** Start **

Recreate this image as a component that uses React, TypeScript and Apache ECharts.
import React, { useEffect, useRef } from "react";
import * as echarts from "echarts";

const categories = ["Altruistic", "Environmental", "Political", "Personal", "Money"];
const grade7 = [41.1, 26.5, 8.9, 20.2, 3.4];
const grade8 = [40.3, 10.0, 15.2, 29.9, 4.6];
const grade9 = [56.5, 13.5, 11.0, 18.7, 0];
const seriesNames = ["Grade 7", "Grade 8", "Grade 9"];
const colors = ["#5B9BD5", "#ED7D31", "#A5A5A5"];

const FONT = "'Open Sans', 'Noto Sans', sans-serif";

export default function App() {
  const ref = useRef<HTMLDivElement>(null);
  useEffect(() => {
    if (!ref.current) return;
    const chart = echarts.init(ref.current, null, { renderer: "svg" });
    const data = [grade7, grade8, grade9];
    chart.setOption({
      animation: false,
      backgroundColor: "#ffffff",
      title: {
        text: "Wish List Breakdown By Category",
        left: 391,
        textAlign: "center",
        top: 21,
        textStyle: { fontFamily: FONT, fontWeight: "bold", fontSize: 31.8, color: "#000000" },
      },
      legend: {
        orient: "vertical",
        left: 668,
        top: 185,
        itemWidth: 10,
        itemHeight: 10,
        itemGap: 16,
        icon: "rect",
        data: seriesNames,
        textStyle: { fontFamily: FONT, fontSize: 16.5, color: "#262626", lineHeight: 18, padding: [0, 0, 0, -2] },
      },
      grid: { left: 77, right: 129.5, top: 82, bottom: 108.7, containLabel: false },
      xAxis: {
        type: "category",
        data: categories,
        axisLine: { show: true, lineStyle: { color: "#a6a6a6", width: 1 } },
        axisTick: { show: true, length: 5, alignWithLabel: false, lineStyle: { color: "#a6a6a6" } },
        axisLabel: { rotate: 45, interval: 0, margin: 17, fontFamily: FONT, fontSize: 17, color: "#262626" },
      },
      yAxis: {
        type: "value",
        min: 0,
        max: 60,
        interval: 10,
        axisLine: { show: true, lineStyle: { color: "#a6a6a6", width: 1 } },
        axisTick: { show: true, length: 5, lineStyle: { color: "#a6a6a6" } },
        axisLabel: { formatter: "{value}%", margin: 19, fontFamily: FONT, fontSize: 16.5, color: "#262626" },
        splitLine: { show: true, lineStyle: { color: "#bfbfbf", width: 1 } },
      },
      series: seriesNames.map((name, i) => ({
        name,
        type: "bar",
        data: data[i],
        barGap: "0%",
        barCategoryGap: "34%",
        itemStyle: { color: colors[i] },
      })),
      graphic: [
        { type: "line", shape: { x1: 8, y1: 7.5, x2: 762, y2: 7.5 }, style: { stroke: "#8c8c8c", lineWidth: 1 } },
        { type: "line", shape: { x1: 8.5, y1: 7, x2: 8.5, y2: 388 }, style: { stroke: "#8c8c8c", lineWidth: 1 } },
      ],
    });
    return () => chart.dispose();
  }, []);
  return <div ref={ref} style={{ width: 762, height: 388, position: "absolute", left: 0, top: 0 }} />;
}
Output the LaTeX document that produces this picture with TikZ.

** End **

• [Objective] Take the listing above and set it down exactly.

• [Result]
Recreate this image as a component that uses React, TypeScript and Apache ECharts.
import React, { useEffect, useRef } from "react";
import * as echarts from "echarts";

const categories = ["Altruistic", "Environmental", "Political", "Personal", "Money"];
const grade7 = [41.1, 26.5, 8.9, 20.2, 3.4];
const grade8 = [40.3, 10.0, 15.2, 29.9, 4.6];
const grade9 = [56.5, 13.5, 11.0, 18.7, 0];
const seriesNames = ["Grade 7", "Grade 8", "Grade 9"];
const colors = ["#5B9BD5", "#ED7D31", "#A5A5A5"];

const FONT = "'Open Sans', 'Noto Sans', sans-serif";

export default function App() {
  const ref = useRef<HTMLDivElement>(null);
  useEffect(() => {
    if (!ref.current) return;
    const chart = echarts.init(ref.current, null, { renderer: "svg" });
    const data = [grade7, grade8, grade9];
    chart.setOption({
      animation: false,
      backgroundColor: "#ffffff",
      title: {
        text: "Wish List Breakdown By Category",
        left: 391,
        textAlign: "center",
        top: 21,
        textStyle: { fontFamily: FONT, fontWeight: "bold", fontSize: 31.8, color: "#000000" },
      },
      legend: {
        orient: "vertical",
        left: 668,
        top: 185,
        itemWidth: 10,
        itemHeight: 10,
        itemGap: 16,
        icon: "rect",
        data: seriesNames,
        textStyle: { fontFamily: FONT, fontSize: 16.5, color: "#262626", lineHeight: 18, padding: [0, 0, 0, -2] },
      },
      grid: { left: 77, right: 129.5, top: 82, bottom: 108.7, containLabel: false },
      xAxis: {
        type: "category",
        data: categories,
        axisLine: { show: true, lineStyle: { color: "#a6a6a6", width: 1 } },
        axisTick: { show: true, length: 5, alignWithLabel: false, lineStyle: { color: "#a6a6a6" } },
        axisLabel: { rotate: 45, interval: 0, margin: 17, fontFamily: FONT, fontSize: 17, color: "#262626" },
      },
      yAxis: {
        type: "value",
        min: 0,
        max: 60,
        interval: 10,
        axisLine: { show: true, lineStyle: { color: "#a6a6a6", width: 1 } },
        axisTick: { show: true, length: 5, lineStyle: { color: "#a6a6a6" } },
        axisLabel: { formatter: "{value}%", margin: 19, fontFamily: FONT, fontSize: 16.5, color: "#262626" },
        splitLine: { show: true, lineStyle: { color: "#bfbfbf", width: 1 } },
      },
      series: seriesNames.map((name, i) => ({
        name,
        type: "bar",
        data: data[i],
        barGap: "0%",
        barCategoryGap: "34%",
        itemStyle: { color: colors[i] },
      })),
      graphic: [
        { type: "line", shape: { x1: 8, y1: 7.5, x2: 762, y2: 7.5 }, style: { stroke: "#8c8c8c", lineWidth: 1 } },
        { type: "line", shape: { x1: 8.5, y1: 7, x2: 8.5, y2: 388 }, style: { stroke: "#8c8c8c", lineWidth: 1 } },
      ],
    });
    return () => chart.dispose();
  }, []);
  return <div ref={ref} style={{ width: 762, height: 388, position: "absolute", left: 0, top: 0 }} />;
}
Output the LaTeX document that produces this picture with TikZ.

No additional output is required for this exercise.